Tourists have been denied entry because they carry tefillin, prayer shawls or holy books.

The Jordan River/Sheikh Hussein Crossing near Beit She'an, one of three entry/exit points between Israel and Jordan. Aug. 5, 2013. Photo by Moshe Shai/Flash90.
The Jordan River/Sheikh Hussein Crossing near Beit She'an, one of three entry/exit points between Israel and Jordan. Aug. 5, 2013. Photo by Moshe Shai/Flash90.

Israel has lodged an official complaint with Jordan over the repeated harassment of religious Jewish tourists at border crossings, the Foreign Ministry in Jerusalem said Tuesday. 

The protest expressed in a letter from Foreign Minister Eli Cohen came two weeks after a group of ultra-Orthodox Jews said they were asked to cut off their sidelocks after being detained for two days at the Jordanian side of the Yitzhak Rabin/Wadi Araba border crossing north of Eilat. It also follows multiple reports of Jordanian authorities refusing to allow religious Jews to enter with religious objects.

“It is beyond the pale that Israelis will be humiliated at the crossings to Jordan and their entry denied only because they are religious Jews,” Cohen said. 
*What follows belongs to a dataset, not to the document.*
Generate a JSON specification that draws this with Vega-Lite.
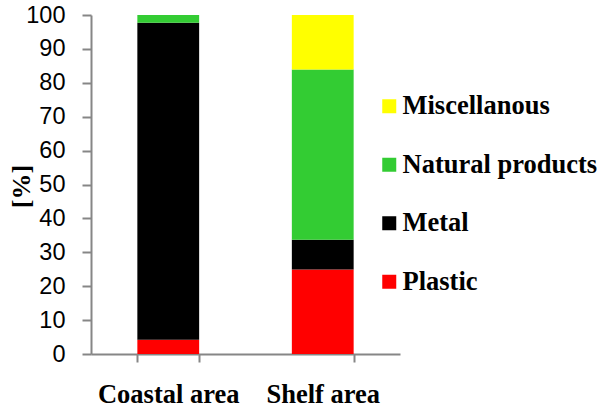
{
  "$schema": "https://vega.github.io/schema/vega-lite/v6.json",
  "width": 309,
  "height": 339,
  "autosize": {"type": "none"},
  "padding": {"left": 91, "top": 15, "right": 197, "bottom": 55},
  "background": "white",
  "data": {
    "values": [
      {"area": "Coastal area", "category": "Plastic", "value": 4.2, "order": 1},
      {"area": "Coastal area", "category": "Metal", "value": 93.5, "order": 2},
      {"area": "Coastal area", "category": "Natural products", "value": 2.3, "order": 3},
      {"area": "Coastal area", "category": "Miscellanous", "value": 0, "order": 4},
      {"area": "Shelf area", "category": "Plastic", "value": 24.9, "order": 1},
      {"area": "Shelf area", "category": "Metal", "value": 8.8, "order": 2},
      {"area": "Shelf area", "category": "Natural products", "value": 50.2, "order": 3},
      {"area": "Shelf area", "category": "Miscellanous", "value": 16.1, "order": 4}
    ]
  },
  "mark": {"type": "bar"},
  "encoding": {
    "x": {
      "field": "area",
      "type": "nominal",
      "sort": ["Coastal area", "Shelf area"],
      "scale": {"paddingInner": 0.6, "paddingOuter": 0.3},
      "axis": {
        "title": null,
        "labelAngle": 0,
        "labelFont": "Liberation Serif",
        "labelFontWeight": "bold",
        "labelFontSize": 26.5,
        "labelColor": "black",
        "labelPadding": 19,
        "tickBand": "extent",
        "tickSize": 8,
        "tickColor": "#868686",
        "tickWidth": 2,
        "domainColor": "#868686",
        "domainWidth": 2,
        "grid": false
      }
    },
    "y": {
      "field": "value",
      "type": "quantitative",
      "stack": "zero",
      "scale": {"domain": [0, 100]},
      "axis": {
        "title": "[%]",
        "titleFont": "Liberation Serif",
        "titleFontWeight": "bold",
        "titleFontSize": 26,
        "titleColor": "black",
        "titleAngle": -90,
        "titleBaseline": "middle",
        "titleAlign": "center",
        "titleX": -70,
        "titleY": 171,
        "values": [0, 10, 20, 30, 40, 50, 60, 70, 80, 90, 100],
        "labelFont": "Liberation Sans",
        "labelFontSize": 23.5,
        "labelColor": "black",
        "labelPadding": 17,
        "tickSize": 9,
        "tickColor": "#868686",
        "tickWidth": 2,
        "domainColor": "#868686",
        "domainWidth": 2,
        "grid": false
      }
    },
    "color": {
      "field": "category",
      "type": "nominal",
      "scale": {
        "domain": ["Miscellanous", "Natural products", "Metal", "Plastic"],
        "range": ["#FFFF00", "#33CC33", "#000000", "#FF0000"]
      },
      "legend": {
        "title": null,
        "orient": "none",
        "legendX": 285,
        "legendY": 78,
        "symbolType": "square",
        "symbolSize": 196,
        "symbolStrokeWidth": 0,
        "symbolOpacity": 1,
        "labelFont": "Liberation Serif",
        "labelFontWeight": "bold",
        "labelFontSize": 26.5,
        "labelColor": "black",
        "labelOffset": 0,
        "labelLimit": 300,
        "rowPadding": 31.5
      }
    },
    "order": {"field": "order", "type": "quantitative"}
  },
  "config": {"view": {"stroke": null}}
}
Israel’s top diplomat said that he was working with the Jordanian embassy in Israel and Jordanian authorities to find a solution to thousands of religious Israelis who are interested in visiting Jordan but are prevented from entering because they carry tefillin (phylacteries) prayer shawls or holy books.

In the latest incident, the Jewish tourists said that the Jordanian guards at the Yitzhak Rabin crossing who asked them to cut off their traditional side curls told them that it was safer for them not to be visibly Jewish in the kingdom.

Earlier this year, a U.K.-born rabbi on his way to board a connecting flight at Jordan’s main airport—Queen Alia International Airport near Amman—had the straps of his tefillin cut by security guards who called them a security threat.